Friday, April 12, 2024, 10:30am to 11:30am

Location: 

Science Center 316

The Probabilitas Seminar series focuses on high-dimensional problems that combine statistics, probability, information theory, computer science, and other related fields. The upcoming seminar takes place on Friday, March 8, from 10:30-11:30am EST. This week's guest will be Courtney Paquette of the Mathematics and Statistics department at McGill University.

 

Title: Hitting the High-D(imensional) Notes: An ODE for SGD learning dynamics in high-dimensions

Abstract: In this talk, I will present a framework, inspired by random matrix theory, for analyzing the dynamics of stochastic optimization algorithms (e.g., stochastic gradient descent (SGD) and momentum (SGD + M)) when both the number of samples and dimensions are large.

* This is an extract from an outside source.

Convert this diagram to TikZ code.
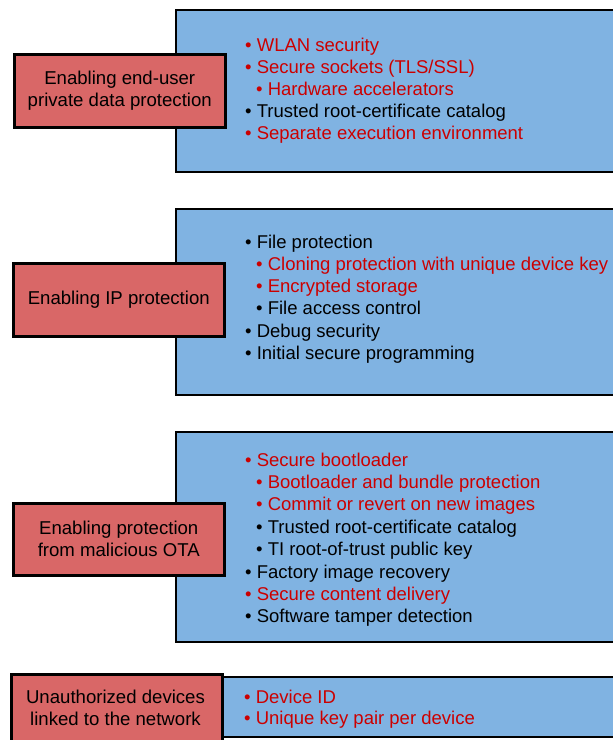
\documentclass[tikz,border=0pt]{standalone}
\usepackage{fontspec}
\setmainfont{Liberation Sans}
\definecolor{boxblue}{RGB}{128,179,226}
\definecolor{boxred}{RGB}{217,103,103}
\definecolor{txtred}{RGB}{204,0,0}
\begin{document}
\begin{tikzpicture}[x=1pt,y=-1pt,
  bluebox/.style={draw=black,line width=2.5pt,fill=boxblue},
  redbox/.style={draw=black,line width=2.5pt,fill=boxred,align=center,
    font=\fontsize{18.6}{22}\selectfont,inner sep=0pt},
  itm/.style={anchor=base west,inner sep=0pt,font=\fontsize{18.5}{22}\selectfont},
  hot/.style={itm,text=txtred}]
\useasboundingbox (0,0) rectangle (613,740);
\clip (0,0) rectangle (613,740);
% blue boxes
\path[bluebox] (176,10) rectangle (625,172);
\path[bluebox] (176,209) rectangle (625,395);
\path[bluebox] (176,432) rectangle (625,642);
\path[bluebox] (221,677) rectangle (625,737);
% red boxes
\node[redbox,minimum width=211pt,minimum height=73pt,anchor=north west] (r1) at (13,53)
  {Enabling end-user\\private data protection};
\node[redbox,minimum width=211pt,minimum height=73pt,anchor=north west] (r2) at (12,262)
  {Enabling IP protection};
\node[redbox,minimum width=211pt,minimum height=72pt,anchor=north west] (r3) at (12,502)
  {Enabling protection\\from malicious OTA};
\node[redbox,minimum width=211pt,minimum height=80pt,anchor=north west] (r4) at (10,673) {};
\node[inner sep=0pt,align=center,font=\fontsize{18.6}{22}\selectfont,anchor=center] (r4t) at (115.5,708)
  {Unauthorized devices\\linked to the network};
% box 1
\node[hot] (a1) at (245,51) {\textbullet\ WLAN security};
\node[hot] (a2) at (245,73) {\textbullet\ Secure sockets (TLS/SSL)};
\node[hot] (a3) at (256,95) {\textbullet\ Hardware accelerators};
\node[itm] (a4) at (245,117) {\textbullet\ Trusted root-certificate catalog};
\node[hot] (a5) at (245,139) {\textbullet\ Separate execution environment};
% box 2
\node[itm] (b1) at (245,248) {\textbullet\ File protection};
\node[hot] (b2) at (256,270) {\textbullet\ Cloning protection with unique device key};
\node[hot] (b3) at (256,292) {\textbullet\ Encrypted storage};
\node[itm] (b4) at (256,314) {\textbullet\ File access control};
\node[itm] (b5) at (245,337) {\textbullet\ Debug security};
\node[itm] (b6) at (245,359) {\textbullet\ Initial secure programming};
% box 3
\node[hot] (c1) at (245,466) {\textbullet\ Secure bootloader};
\node[hot] (c2) at (256,488) {\textbullet\ Bootloader and bundle protection};
\node[hot] (c3) at (256,510) {\textbullet\ Commit or revert on new images};
\node[itm] (c4) at (256,533) {\textbullet\ Trusted root-certificate catalog};
\node[itm] (c5) at (256,555) {\textbullet\ TI root-of-trust public key};
\node[itm] (c6) at (245,578) {\textbullet\ Factory image recovery};
\node[hot] (c7) at (245,600) {\textbullet\ Secure content delivery};
\node[itm] (c8) at (245,622) {\textbullet\ Software tamper detection};
% box 4
\node[hot] (d1) at (244,703) {\textbullet\ Device ID};
\node[hot] (d2) at (244,724) {\textbullet\ Unique key pair per device};
\end{tikzpicture}
\end{document}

Using this new framework, we show that the dynamics of optimization algorithms on generalized linear models and multi-index problems with random data become deterministic in the large sample and dimensional limit. In particular, the limiting dynamics for stochastic algorithms are governed by an ODE. In the least square setting, from this model, we identify a stability measurement, the implicit conditioning ratio (ICR), which regulates the ability of SGD+M to accelerate the algorithm. When the batch size exceeds this ICR, SGD+M converges linearly at a rate of O(1/ κ), matching optimal full-batch momentum (in particular performing as well as a full-batch but with a fraction of the size). For batch sizes smaller than the ICR, in contrast, SGD+M has rates that scale like a multiple of the single batch SGD rate. We give explicit choices for the learning rate and momentum parameter in terms of the Hessian spectra that achieve this performance. Finally we show this model matches performances on real data sets.